— EXERCISE —
Images are not part of the copy; transcribe all the data exactly.

— DATASET EXTRACT —

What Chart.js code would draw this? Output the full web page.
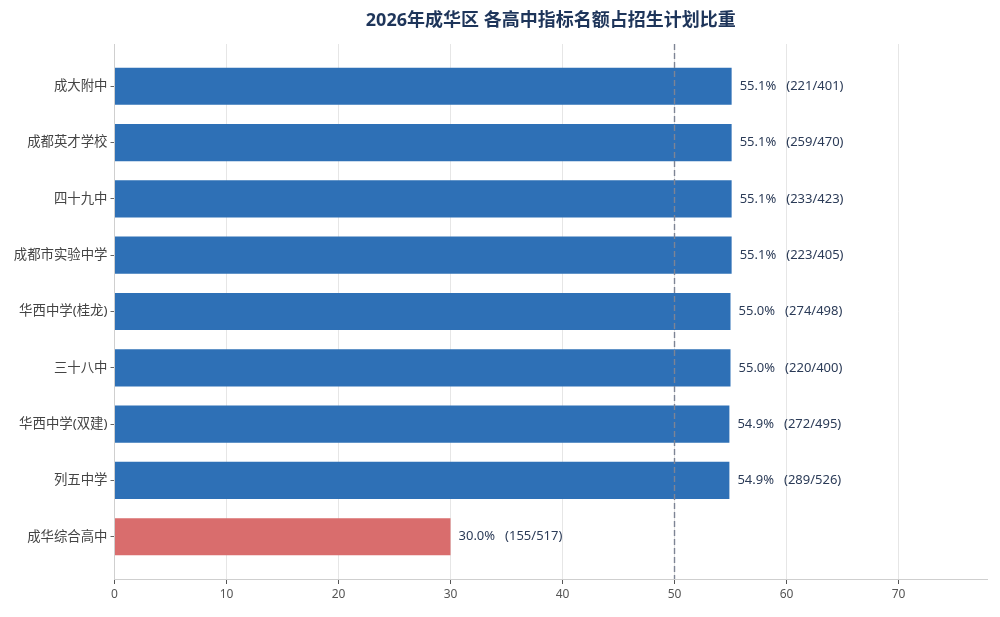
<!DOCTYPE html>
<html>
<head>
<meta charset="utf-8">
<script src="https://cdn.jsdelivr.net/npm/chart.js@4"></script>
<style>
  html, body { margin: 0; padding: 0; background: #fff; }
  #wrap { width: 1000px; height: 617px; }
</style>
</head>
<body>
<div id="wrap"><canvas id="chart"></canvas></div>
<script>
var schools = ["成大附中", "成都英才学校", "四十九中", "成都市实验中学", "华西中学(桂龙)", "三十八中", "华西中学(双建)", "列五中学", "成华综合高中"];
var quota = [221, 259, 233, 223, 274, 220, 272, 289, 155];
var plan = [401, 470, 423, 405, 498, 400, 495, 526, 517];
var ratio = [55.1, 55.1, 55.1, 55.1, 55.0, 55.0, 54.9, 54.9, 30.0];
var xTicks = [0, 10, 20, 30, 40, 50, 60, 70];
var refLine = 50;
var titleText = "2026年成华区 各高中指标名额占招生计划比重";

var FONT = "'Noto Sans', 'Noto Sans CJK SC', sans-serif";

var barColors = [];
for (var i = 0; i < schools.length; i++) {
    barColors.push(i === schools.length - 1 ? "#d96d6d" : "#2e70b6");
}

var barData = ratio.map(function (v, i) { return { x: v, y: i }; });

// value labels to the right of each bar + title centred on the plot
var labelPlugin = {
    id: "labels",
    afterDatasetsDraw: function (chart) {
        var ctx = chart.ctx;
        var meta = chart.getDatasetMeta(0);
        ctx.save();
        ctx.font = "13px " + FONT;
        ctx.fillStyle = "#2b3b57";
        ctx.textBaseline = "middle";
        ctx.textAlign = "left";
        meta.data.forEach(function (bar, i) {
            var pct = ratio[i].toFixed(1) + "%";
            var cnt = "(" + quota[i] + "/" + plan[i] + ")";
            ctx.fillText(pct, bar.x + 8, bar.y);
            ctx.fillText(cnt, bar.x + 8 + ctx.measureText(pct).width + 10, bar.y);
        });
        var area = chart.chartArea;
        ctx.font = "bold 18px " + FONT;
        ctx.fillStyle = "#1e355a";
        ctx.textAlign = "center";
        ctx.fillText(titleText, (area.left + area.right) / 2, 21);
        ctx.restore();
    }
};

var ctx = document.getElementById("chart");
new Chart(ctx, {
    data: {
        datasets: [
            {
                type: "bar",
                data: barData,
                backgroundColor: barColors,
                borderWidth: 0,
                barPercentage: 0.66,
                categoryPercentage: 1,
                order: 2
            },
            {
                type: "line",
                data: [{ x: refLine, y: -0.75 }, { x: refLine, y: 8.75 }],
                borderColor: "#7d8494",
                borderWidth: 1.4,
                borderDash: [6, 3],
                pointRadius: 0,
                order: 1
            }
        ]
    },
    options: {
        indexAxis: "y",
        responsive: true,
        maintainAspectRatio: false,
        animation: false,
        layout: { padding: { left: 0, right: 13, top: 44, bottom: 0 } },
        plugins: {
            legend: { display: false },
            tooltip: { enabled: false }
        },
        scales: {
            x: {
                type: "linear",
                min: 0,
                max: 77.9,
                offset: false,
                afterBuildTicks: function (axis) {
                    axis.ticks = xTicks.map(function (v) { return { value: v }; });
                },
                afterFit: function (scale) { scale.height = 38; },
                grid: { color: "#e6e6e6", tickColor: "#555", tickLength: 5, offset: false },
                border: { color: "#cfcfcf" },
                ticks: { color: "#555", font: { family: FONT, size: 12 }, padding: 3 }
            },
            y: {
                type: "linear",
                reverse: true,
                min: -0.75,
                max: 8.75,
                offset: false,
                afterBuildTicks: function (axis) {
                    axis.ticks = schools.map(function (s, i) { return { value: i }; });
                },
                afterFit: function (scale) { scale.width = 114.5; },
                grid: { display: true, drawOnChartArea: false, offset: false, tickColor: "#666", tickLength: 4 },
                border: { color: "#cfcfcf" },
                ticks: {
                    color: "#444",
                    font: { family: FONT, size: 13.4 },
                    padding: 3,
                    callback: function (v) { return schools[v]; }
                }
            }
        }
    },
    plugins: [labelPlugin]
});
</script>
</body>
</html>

— PROBLEM SOLUTION —
What Chart.js code would draw this? Output the full web page.
<!DOCTYPE html>
<html>
<head>
<meta charset="utf-8">
<script src="https://cdn.jsdelivr.net/npm/chart.js@4"></script>
<style>
  html, body { margin: 0; padding: 0; background: #fff; }
  #wrap { width: 1000px; height: 617px; }
</style>
</head>
<body>
<div id="wrap"><canvas id="chart"></canvas></div>
<script>
var schools = ["成大附中", "成都英才学校", "四十九中", "成都市实验中学", "华西中学(桂龙)", "三十八中", "华西中学(双建)", "列五中学", "成华综合高中"];
var quota = [221, 259, 233, 223, 274, 220, 272, 289, 155];
var plan = [401, 470, 423, 405, 498, 400, 495, 526, 517];
var ratio = [55.1, 55.1, 55.1, 55.1, 55.0, 55.0, 54.9, 54.9, 30.0];
var xTicks = [0, 10, 20, 30, 40, 50, 60, 70];
var refLine = 50;
var titleText = "2026年成华区 各高中指标名额占招生计划比重";

var FONT = "'Noto Sans', 'Noto Sans CJK SC', sans-serif";

var barColors = [];
for (var i = 0; i < schools.length; i++) {
    barColors.push(i === schools.length - 1 ? "#d96d6d" : "#2e70b6");
}

var barData = ratio.map(function (v, i) { return { x: v, y: i }; });

// value labels to the right of each bar + title centred on the plot
var labelPlugin = {
    id: "labels",
    afterDatasetsDraw: function (chart) {
        var ctx = chart.ctx;
        var meta = chart.getDatasetMeta(0);
        ctx.save();
        ctx.font = "13px " + FONT;
        ctx.fillStyle = "#2b3b57";
        ctx.textBaseline = "middle";
        ctx.textAlign = "left";
        meta.data.forEach(function (bar, i) {
            var pct = ratio[i].toFixed(1) + "%";
            var cnt = "(" + quota[i] + "/" + plan[i] + ")";
            ctx.fillText(pct, bar.x + 8, bar.y);
            ctx.fillText(cnt, bar.x + 8 + ctx.measureText(pct).width + 10, bar.y);
        });
        var area = chart.chartArea;
        ctx.font = "bold 18px " + FONT;
        ctx.fillStyle = "#1e355a";
        ctx.textAlign = "center";
        ctx.fillText(titleText, (area.left + area.right) / 2, 21);
        ctx.restore();
    }
};

var ctx = document.getElementById("chart");
new Chart(ctx, {
    data: {
        datasets: [
            {
                type: "bar",
                data: barData,
                backgroundColor: barColors,
                borderWidth: 0,
                barPercentage: 0.66,
                categoryPercentage: 1,
                order: 2
            },
            {
                type: "line",
                data: [{ x: refLine, y: -0.75 }, { x: refLine, y: 8.75 }],
                borderColor: "#7d8494",
                borderWidth: 1.4,
                borderDash: [6, 3],
                pointRadius: 0,
                order: 1
            }
        ]
    },
    options: {
        indexAxis: "y",
        responsive: true,
        maintainAspectRatio: false,
        animation: false,
        layout: { padding: { left: 0, right: 13, top: 44, bottom: 0 } },
        plugins: {
            legend: { display: false },
            tooltip: { enabled: false }
        },
        scales: {
            x: {
                type: "linear",
                min: 0,
                max: 77.9,
                offset: false,
                afterBuildTicks: function (axis) {
                    axis.ticks = xTicks.map(function (v) { return { value: v }; });
                },
                afterFit: function (scale) { scale.height = 38; },
                grid: { color: "#e6e6e6", tickColor: "#555", tickLength: 5, offset: false },
                border: { color: "#cfcfcf" },
                ticks: { color: "#555", font: { family: FONT, size: 12 }, padding: 3 }
            },
            y: {
                type: "linear",
                reverse: true,
                min: -0.75,
                max: 8.75,
                offset: false,
                afterBuildTicks: function (axis) {
                    axis.ticks = schools.map(function (s, i) { return { value: i }; });
                },
                afterFit: function (scale) { scale.width = 114.5; },
                grid: { display: true, drawOnChartArea: false, offset: false, tickColor: "#666", tickLength: 4 },
                border: { color: "#cfcfcf" },
                ticks: {
                    color: "#444",
                    font: { family: FONT, size: 13.4 },
                    padding: 3,
                    callback: function (v) { return schools[v]; }
                }
            }
        }
    },
    plugins: [labelPlugin]
});
</script>
</body>
</html>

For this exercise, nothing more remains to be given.